## INFORMATION SHOWN

-- Begin --

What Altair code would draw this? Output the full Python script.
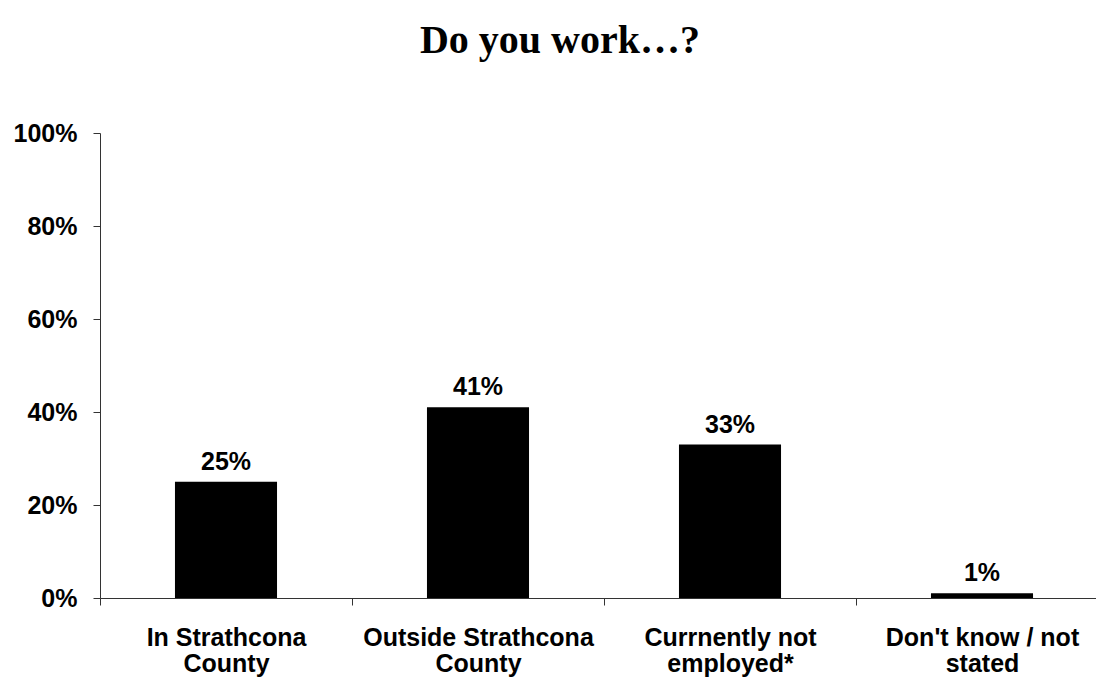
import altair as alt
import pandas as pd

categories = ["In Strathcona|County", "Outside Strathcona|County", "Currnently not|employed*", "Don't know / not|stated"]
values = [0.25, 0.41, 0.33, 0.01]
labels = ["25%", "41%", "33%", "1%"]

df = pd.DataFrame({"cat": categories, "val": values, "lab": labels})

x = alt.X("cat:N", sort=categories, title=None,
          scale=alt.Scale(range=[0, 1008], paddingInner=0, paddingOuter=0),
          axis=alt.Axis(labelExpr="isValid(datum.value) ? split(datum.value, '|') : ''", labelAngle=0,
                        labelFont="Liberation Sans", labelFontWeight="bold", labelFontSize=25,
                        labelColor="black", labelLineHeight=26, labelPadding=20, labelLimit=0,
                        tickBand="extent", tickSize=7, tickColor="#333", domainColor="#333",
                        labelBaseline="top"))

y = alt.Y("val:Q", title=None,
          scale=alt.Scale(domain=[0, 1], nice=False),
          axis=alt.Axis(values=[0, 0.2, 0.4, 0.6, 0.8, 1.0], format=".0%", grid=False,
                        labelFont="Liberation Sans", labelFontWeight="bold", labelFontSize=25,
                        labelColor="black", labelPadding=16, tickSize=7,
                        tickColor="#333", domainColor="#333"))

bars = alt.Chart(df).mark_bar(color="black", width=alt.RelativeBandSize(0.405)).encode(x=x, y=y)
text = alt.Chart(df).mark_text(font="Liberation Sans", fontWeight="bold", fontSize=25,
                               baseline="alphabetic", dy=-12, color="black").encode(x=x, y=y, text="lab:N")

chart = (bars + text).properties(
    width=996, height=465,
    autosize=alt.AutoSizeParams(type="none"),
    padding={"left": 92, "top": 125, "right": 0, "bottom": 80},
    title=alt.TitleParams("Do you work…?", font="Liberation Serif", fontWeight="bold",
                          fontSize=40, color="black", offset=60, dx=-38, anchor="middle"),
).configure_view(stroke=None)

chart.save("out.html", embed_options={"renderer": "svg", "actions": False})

-- End --

## WHAT YOU HAVE TO DO
Return all of the data exactly as written, and drop the pictures.

## TASK RESPONSE
What Altair code would draw this? Output the full Python script.
import altair as alt
import pandas as pd

categories = ["In Strathcona|County", "Outside Strathcona|County", "Currnently not|employed*", "Don't know / not|stated"]
values = [0.25, 0.41, 0.33, 0.01]
labels = ["25%", "41%", "33%", "1%"]

df = pd.DataFrame({"cat": categories, "val": values, "lab": labels})

x = alt.X("cat:N", sort=categories, title=None,
          scale=alt.Scale(range=[0, 1008], paddingInner=0, paddingOuter=0),
          axis=alt.Axis(labelExpr="isValid(datum.value) ? split(datum.value, '|') : ''", labelAngle=0,
                        labelFont="Liberation Sans", labelFontWeight="bold", labelFontSize=25,
                        labelColor="black", labelLineHeight=26, labelPadding=20, labelLimit=0,
                        tickBand="extent", tickSize=7, tickColor="#333", domainColor="#333",
                        labelBaseline="top"))

y = alt.Y("val:Q", title=None,
          scale=alt.Scale(domain=[0, 1], nice=False),
          axis=alt.Axis(values=[0, 0.2, 0.4, 0.6, 0.8, 1.0], format=".0%", grid=False,
                        labelFont="Liberation Sans", labelFontWeight="bold", labelFontSize=25,
                        labelColor="black", labelPadding=16, tickSize=7,
                        tickColor="#333", domainColor="#333"))

bars = alt.Chart(df).mark_bar(color="black", width=alt.RelativeBandSize(0.405)).encode(x=x, y=y)
text = alt.Chart(df).mark_text(font="Liberation Sans", fontWeight="bold", fontSize=25,
                               baseline="alphabetic", dy=-12, color="black").encode(x=x, y=y, text="lab:N")

chart = (bars + text).properties(
    width=996, height=465,
    autosize=alt.AutoSizeParams(type="none"),
    padding={"left": 92, "top": 125, "right": 0, "bottom": 80},
    title=alt.TitleParams("Do you work…?", font="Liberation Serif", fontWeight="bold",
                          fontSize=40, color="black", offset=60, dx=-38, anchor="middle"),
).configure_view(stroke=None)

chart.save("out.html", embed_options={"renderer": "svg", "actions": False})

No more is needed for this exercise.